Ange Postecoglou appeared shocked after the first round loss to Heart, protesting that his team was not supposed to be in transition any longer. But it was clear that it was, and still is.
What is clear is that getting Australian players, especially those honed on old, archaic technical dogmas, to play the modern way is proving challenging. It is one thing to preach a modern tactical ideology. Getting the players to understand it is quite another.
For this I blame the primitive methods by which our players have been brought up from their toddler years. Not too many of our players who are now in the early to mid-20s were taught enough ball skills when they were eight, nine or 10, and few were taught about movement and space when they were 14.
This is now changing of course, beginning with the strong trend towards small-sided games and more intense skills coaching for children before the growth spurt. But for those players who were mal-coached 10 and more years ago, it’s almost a case of teaching old dogs new tricks.
It will be hard and it will be slow. But it’s doable.
The argument will run that in the case of the Brisbane Roar the transition was quick and immensely successful. So what’s the hold-up elsewhere?

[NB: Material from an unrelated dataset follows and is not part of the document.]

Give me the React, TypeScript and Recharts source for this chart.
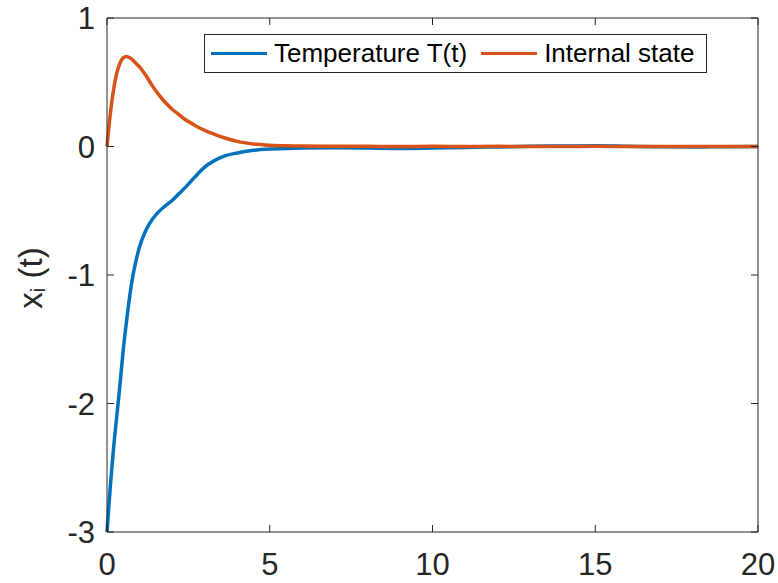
import React from 'react';
import { LineChart, Line, XAxis, YAxis, Legend } from 'recharts';

// Values
const timeValues = [
  0, 0.1, 0.2, 0.3, 0.4, 0.5, 0.6, 0.7, 0.8, 0.9, 1.0, 1.2, 1.4, 1.6, 1.8, 2.0, 2.2, 2.4, 2.6, 2.8,
  3.0, 3.3, 3.6, 4.0, 4.5, 5.0, 5.5, 6, 7, 8, 9, 10, 11, 12, 13, 14, 15, 16, 17, 18, 19, 20,
];
const temperatureValues = [
  -3, -2.65, -2.35, -2.1, -1.85, -1.58, -1.36, -1.16, -1.0, -0.88, -0.78, -0.65, -0.565, -0.505, -0.46,
  -0.42, -0.37, -0.32, -0.265, -0.21, -0.16, -0.11, -0.075, -0.05, -0.03, -0.02, -0.015, -0.012, -0.01,
  -0.012, -0.015, -0.012, -0.008, -0.003, 0.002, 0.004, 0.006, 0.002, -0.002, -0.004, -0.001, 0,
];
const internalValues = [
  0, 0.25, 0.44, 0.57, 0.65, 0.69, 0.7, 0.69, 0.67, 0.645, 0.62, 0.55, 0.47, 0.4, 0.34, 0.29, 0.25,
  0.21, 0.18, 0.15, 0.125, 0.095, 0.068, 0.04, 0.02, 0.01, 0.005, 0.003, 0.002, 0.001, 0, 0.001, 0,
  0.001, 0, 0, 0.001, 0, 0, 0, 0, 0,
];
const xTicks = [0, 5, 10, 15, 20];
const yTicks = [-3, -2, -1, 0, 1];
const legendOrder = ['Temperature T(t)', 'Internal state'];

const data = timeValues.map((t, i) => ({
  t,
  temp: temperatureValues[i],
  internal: internalValues[i],
}));

const FONT = '"Liberation Sans", Arial, Helvetica, sans-serif';
const AXIS = '#262626';

const YLabel = () => {
  const cx = 30;
  const cy = 278;
  return (
    <text
      x={cx}
      y={cy}
      transform={`rotate(-90, ${cx}, ${cy})`}
      textAnchor="middle"
      dominantBaseline="central"
      fontFamily={FONT}
      fontSize={33}
      fill={AXIS}
    >
      x
      <tspan dy={8} fontSize={20}>i</tspan>
      <tspan dy={-8}> (t)</tspan>
    </text>
  );
};

const LegendBox = (props: any) => {
  const items = (props.payload || [])
    .filter((it: any) => legendOrder.includes(it.value))
    .sort((a: any, b: any) => legendOrder.indexOf(a.value) - legendOrder.indexOf(b.value));
  return (
    <div
      style={{
        width: '100%',
        height: '100%',
        boxSizing: 'border-box',
        border: `1px solid ${AXIS}`,
        background: '#fff',
        display: 'flex',
        alignItems: 'center',
        fontFamily: FONT,
        fontSize: 26,
        color: '#000',
        paddingLeft: 6,
      }}
    >
      {items.map((it: any, i: number) => (
        <div key={i} style={{ display: 'flex', alignItems: 'center', marginLeft: i === 0 ? 0 : 14 }}>
          <span style={{ display: 'inline-block', width: 56, height: 3.5, background: it.color }} />
          <span style={{ marginLeft: 7, whiteSpace: 'nowrap' }}>{it.value}</span>
        </div>
      ))}
    </div>
  );
};

const blank = () => '';

export default function App() {
  const tickStyle = { fontSize: 31, fill: AXIS, fontFamily: FONT };
  return (
    <div style={{ position: 'absolute', left: 0, top: 0, background: '#fff' }}>
      <LineChart width={778} height={583} data={data} margin={{ top: 17, right: 19, left: 0, bottom: 0 }}>
        <XAxis
          dataKey="t"
          type="number"
          domain={[0, 20]}
          ticks={xTicks}
          height={51}
          tickSize={-7}
          tickMargin={28}
          stroke={AXIS}
          tick={tickStyle}
          interval={0}
        />
        <XAxis
          xAxisId="top"
          dataKey="t"
          orientation="top"
          type="number"
          domain={[0, 20]}
          ticks={xTicks}
          height={1}
          tickSize={-7}
          tickFormatter={blank}
          stroke={AXIS}
          interval={0}
        />
        <YAxis
          type="number"
          domain={[-3, 1]}
          ticks={yTicks}
          width={107}
          tickSize={-7}
          tickMargin={19}
          stroke={AXIS}
          tick={tickStyle}
          interval={0}
          label={<YLabel />}
        />
        <YAxis
          yAxisId="right"
          orientation="right"
          type="number"
          domain={[-3, 1]}
          ticks={yTicks}
          width={1}
          tickSize={-7}
          tickFormatter={blank}
          stroke={AXIS}
          interval={0}
        />
        <Legend
          verticalAlign="middle"
          align="center"
          layout="horizontal"
          wrapperStyle={{ left: 204, top: 34, width: 503, height: 39 }}
          content={<LegendBox />}
        />
        <Line
          type="monotone"
          dataKey="temp"
          name="Temperature T(t)"
          stroke="#0072BD"
          strokeWidth={3.5}
          dot={false}
          isAnimationActive={false}
        />
        <Line
          type="monotone"
          dataKey="internal"
          name="Internal state"
          stroke="#D95319"
          strokeWidth={3.5}
          dot={false}
          isAnimationActive={false}
        />
        <Line
          xAxisId="top"
          yAxisId="right"
          dataKey="internal"
          name="helper"
          stroke="none"
          legendType="none"
          dot={false}
          activeDot={false}
          isAnimationActive={false}
        />
      </LineChart>
    </div>
  );
}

The answer I have to that is that at Roar, Postecoglou astutely assembled a squad of players and coaching staff who were all receptive enough to quickly grasp the philosophy and what it had to take to implement it. This, apparently, he has not yet been able to achieve at Victory.
The backroom staff, including now head coach Rado Vidosic and fitness guru Ken Stead, remained in Brisbane after Postecoglou left. Continuity in the philosophy and methodology is guaranteed.
I write this after the end of the campaign’s fourth round, so it’s still early days to draw sweeping conclusions and make bold predictions.
But it seems to me the teams that are finished products - Brisbane, Central Coast, Perth, Wellington and, to a lesser extent, Adelaide - will rule the league this season.
The others are all still growing and have some catching up to do.